Homicide victim among those remembered during “Longest Night” walk

FORT WAYNE, Ind. (WANE)- Community members gathered Wednesday night to remember the homeless who died in 2016. This year was especially difficult for some who attended the walk. There were at least 9 people who have died and one of them was the city’s 25th homicide victim.

Samuel Hardrix was only 22-years old when he was killed in August. He was found stabbed to death in the backyard of a home in the 1400 block of Schilling Avenue. A couple months later an admitted white supremacist charged with his murder.

The “Longest Night” Memorial Walk began at 6 p.m. Wednesday at The Rescue Mission along West Superior Street. Participants walked to Trinity English Lutheran Church for a service then back to the shelter. Those who participated in the walk were encouraged to bring a candle or flashlight to carry, and donations of wool socks or heavy-duty gloves.

The memorial walk was a somber one as those in the community remembered Hardrix and others.

“We’re here to reflect on many who have touched our lives in a very positive way,” said Reverend Donovan Coley, President of the Rescue Mission.

Chris Knapp, a friend of Hardrix said Hardrix spent the last four years in and out of homeless shelters like the Rescue Mission. He slept in homeless camps and was trying to get a grasp of this thing called life.

“I don’t know how many times he had my back,” said Knapp. “It was sad when I didn’t have his back when he needed me. It devastated me.”

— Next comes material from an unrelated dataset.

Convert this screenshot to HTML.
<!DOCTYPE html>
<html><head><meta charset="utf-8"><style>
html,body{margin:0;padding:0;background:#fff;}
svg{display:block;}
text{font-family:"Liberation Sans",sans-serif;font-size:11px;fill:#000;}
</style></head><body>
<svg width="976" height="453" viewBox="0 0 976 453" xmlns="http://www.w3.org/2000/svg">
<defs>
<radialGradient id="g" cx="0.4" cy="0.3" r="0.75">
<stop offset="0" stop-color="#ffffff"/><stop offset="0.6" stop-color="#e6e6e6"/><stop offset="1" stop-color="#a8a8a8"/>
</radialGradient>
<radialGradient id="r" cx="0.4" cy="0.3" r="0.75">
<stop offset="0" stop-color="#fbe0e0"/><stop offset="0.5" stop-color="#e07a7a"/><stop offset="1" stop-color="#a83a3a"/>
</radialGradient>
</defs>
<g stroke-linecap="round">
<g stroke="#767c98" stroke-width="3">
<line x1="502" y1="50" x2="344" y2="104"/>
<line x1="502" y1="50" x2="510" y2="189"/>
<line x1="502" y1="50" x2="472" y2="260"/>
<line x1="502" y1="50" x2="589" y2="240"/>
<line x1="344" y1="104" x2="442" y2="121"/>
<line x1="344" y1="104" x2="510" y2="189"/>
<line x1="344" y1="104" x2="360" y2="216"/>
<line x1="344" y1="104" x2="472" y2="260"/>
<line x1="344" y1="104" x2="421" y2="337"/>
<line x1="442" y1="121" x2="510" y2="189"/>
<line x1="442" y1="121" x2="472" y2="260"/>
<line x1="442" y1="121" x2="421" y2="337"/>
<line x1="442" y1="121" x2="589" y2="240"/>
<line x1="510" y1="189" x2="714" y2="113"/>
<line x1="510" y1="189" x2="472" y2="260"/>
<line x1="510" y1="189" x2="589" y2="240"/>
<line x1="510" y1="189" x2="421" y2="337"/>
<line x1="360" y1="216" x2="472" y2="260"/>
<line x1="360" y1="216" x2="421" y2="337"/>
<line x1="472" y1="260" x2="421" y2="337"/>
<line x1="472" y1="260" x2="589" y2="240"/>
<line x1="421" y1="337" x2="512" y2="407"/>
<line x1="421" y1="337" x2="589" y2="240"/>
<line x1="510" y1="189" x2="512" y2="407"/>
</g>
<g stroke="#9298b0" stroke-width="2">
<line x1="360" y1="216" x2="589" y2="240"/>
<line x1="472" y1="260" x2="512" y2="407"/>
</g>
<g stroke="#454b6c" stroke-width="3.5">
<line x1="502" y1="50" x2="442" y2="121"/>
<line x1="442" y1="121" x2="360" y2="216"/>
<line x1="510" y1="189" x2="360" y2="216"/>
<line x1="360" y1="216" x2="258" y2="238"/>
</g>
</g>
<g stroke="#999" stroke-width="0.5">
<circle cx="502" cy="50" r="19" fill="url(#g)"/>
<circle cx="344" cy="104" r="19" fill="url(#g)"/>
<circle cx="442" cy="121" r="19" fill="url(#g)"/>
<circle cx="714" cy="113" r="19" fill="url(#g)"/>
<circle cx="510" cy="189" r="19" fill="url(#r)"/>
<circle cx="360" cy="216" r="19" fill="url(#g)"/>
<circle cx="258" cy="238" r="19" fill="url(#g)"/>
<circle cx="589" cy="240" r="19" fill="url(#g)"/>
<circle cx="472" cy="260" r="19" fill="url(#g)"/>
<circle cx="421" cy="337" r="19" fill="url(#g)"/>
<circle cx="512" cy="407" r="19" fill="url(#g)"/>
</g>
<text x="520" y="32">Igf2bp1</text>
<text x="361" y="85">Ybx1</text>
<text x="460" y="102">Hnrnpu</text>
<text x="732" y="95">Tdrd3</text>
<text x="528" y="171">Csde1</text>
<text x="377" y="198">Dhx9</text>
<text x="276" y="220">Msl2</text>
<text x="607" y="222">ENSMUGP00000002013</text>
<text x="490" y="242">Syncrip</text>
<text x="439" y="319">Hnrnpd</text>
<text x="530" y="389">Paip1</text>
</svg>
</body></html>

Sally Segerson, an advocate for the homeless, said shortly before Hardix died he found an apartment and was no longer staying on the street.

“He is not just two syllables,” said Segerson. “He was not just homeless. He was someones older brother, he was someone’s son. He was a friend to so many. His classmates and his street family.”

Samuel Hardrix name was read along with 8 others: Cortez Upton, William Smiley, Glenn Eaglebarger, Steven Faul, Reginald Doyle, Stacy Jones, Steve Oliver, Charles Antrup. There cold be more. Following the reading,there was a prayer and a promise to never forget the lives lost.

Wednesday marks the first day of winter, and the shortest amount of daylight of the year. Since 1990, the National Coalition for the Homeless has sponsored National Homeless Persons’ Memorial Day on the evening of the winter solstice to bring attention to homelessness.

In many cases, officials said the evening is the only commemoration of the life and passing of these persons.

“This year we experienced quite a bit of heartache as we saw the passing of some of our residents at The Rescue Mission, and there were many more in the community,” said Richard Cummins, Executive Vice President of Operations at The Rescue Mission. “This walk is a way for us to remember those people, and it is a very special event for our staff, volunteers, and residents.”